- Exercise aim:
Copy the first line of the material below and every later line through the line containing "from matplotlib.ticker import MultipleLocator", without any other output.

- Information shown:
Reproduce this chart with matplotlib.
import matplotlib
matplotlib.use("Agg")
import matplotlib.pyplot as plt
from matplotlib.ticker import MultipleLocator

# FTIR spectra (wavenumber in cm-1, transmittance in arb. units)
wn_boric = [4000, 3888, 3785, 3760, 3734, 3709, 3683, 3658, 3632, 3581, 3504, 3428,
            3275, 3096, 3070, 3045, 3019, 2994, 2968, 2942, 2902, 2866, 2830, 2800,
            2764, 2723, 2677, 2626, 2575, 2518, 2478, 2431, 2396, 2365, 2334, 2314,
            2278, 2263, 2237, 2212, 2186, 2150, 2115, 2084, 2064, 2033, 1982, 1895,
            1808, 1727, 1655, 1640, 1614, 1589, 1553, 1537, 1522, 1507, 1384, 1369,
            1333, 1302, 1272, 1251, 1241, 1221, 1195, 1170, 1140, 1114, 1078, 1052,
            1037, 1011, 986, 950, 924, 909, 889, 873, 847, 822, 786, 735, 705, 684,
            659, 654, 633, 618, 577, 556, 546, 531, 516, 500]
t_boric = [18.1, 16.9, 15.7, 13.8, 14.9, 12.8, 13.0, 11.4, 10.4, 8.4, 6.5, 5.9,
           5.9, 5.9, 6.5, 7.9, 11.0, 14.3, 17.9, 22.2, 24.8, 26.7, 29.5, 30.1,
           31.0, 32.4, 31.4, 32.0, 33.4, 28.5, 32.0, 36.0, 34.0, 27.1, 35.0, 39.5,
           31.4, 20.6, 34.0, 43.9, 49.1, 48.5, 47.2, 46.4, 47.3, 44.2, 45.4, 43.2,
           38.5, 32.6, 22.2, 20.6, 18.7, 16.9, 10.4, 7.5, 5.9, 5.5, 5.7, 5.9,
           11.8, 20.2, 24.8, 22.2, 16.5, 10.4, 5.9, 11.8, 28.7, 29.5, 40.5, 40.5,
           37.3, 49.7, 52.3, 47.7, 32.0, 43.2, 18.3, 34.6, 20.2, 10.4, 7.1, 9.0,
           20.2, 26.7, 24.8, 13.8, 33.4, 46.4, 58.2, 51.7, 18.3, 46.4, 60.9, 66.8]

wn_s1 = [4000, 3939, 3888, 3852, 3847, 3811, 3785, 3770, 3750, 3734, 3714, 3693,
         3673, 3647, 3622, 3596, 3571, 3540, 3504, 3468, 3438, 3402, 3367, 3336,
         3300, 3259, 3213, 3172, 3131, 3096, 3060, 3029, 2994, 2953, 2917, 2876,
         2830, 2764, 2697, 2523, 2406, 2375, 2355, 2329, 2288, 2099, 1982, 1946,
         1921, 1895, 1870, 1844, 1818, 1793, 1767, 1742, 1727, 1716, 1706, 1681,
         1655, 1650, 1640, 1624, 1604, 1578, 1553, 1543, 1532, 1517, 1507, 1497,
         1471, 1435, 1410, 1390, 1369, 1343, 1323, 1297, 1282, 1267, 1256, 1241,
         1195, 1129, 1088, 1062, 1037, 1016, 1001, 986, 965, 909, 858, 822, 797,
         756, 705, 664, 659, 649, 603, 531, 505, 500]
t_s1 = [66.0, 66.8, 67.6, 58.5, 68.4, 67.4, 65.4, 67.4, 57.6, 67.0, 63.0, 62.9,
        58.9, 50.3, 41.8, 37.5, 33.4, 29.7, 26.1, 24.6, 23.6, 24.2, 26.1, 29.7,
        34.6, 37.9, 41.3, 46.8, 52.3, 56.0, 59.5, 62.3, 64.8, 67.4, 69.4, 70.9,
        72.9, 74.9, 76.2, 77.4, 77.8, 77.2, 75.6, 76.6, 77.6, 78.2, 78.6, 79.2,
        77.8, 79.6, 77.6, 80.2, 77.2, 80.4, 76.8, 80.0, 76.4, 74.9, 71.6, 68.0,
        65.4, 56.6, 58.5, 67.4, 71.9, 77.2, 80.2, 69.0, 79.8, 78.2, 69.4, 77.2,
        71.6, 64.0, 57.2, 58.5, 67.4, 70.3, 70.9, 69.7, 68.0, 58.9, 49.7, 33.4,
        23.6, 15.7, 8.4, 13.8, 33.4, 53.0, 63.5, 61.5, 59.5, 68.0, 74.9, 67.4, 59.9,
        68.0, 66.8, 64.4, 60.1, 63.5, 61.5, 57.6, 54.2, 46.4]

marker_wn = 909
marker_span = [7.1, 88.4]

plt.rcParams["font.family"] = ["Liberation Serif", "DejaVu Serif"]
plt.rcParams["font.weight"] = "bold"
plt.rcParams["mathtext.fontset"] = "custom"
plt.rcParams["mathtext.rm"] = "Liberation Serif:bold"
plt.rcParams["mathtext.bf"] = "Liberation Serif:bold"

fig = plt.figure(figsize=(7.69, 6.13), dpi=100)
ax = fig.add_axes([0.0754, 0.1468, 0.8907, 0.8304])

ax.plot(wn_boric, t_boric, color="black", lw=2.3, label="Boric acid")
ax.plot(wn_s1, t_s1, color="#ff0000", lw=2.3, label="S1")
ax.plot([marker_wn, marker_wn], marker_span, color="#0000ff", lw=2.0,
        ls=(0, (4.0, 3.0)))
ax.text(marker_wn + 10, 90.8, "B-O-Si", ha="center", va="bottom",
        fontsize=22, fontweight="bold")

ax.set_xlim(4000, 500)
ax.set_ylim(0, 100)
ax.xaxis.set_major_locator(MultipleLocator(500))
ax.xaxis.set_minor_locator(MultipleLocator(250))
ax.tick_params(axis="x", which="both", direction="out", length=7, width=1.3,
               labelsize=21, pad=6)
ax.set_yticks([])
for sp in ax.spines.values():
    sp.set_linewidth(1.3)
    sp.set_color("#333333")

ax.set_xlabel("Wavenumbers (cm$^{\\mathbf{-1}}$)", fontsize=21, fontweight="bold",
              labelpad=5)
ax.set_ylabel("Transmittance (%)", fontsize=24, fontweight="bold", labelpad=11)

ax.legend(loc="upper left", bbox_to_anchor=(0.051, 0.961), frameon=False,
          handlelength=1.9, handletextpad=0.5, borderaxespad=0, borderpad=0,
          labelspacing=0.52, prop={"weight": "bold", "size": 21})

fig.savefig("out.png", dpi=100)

- Full response:
Reproduce this chart with matplotlib.
import matplotlib
matplotlib.use("Agg")
import matplotlib.pyplot as plt
from matplotlib.ticker import MultipleLocator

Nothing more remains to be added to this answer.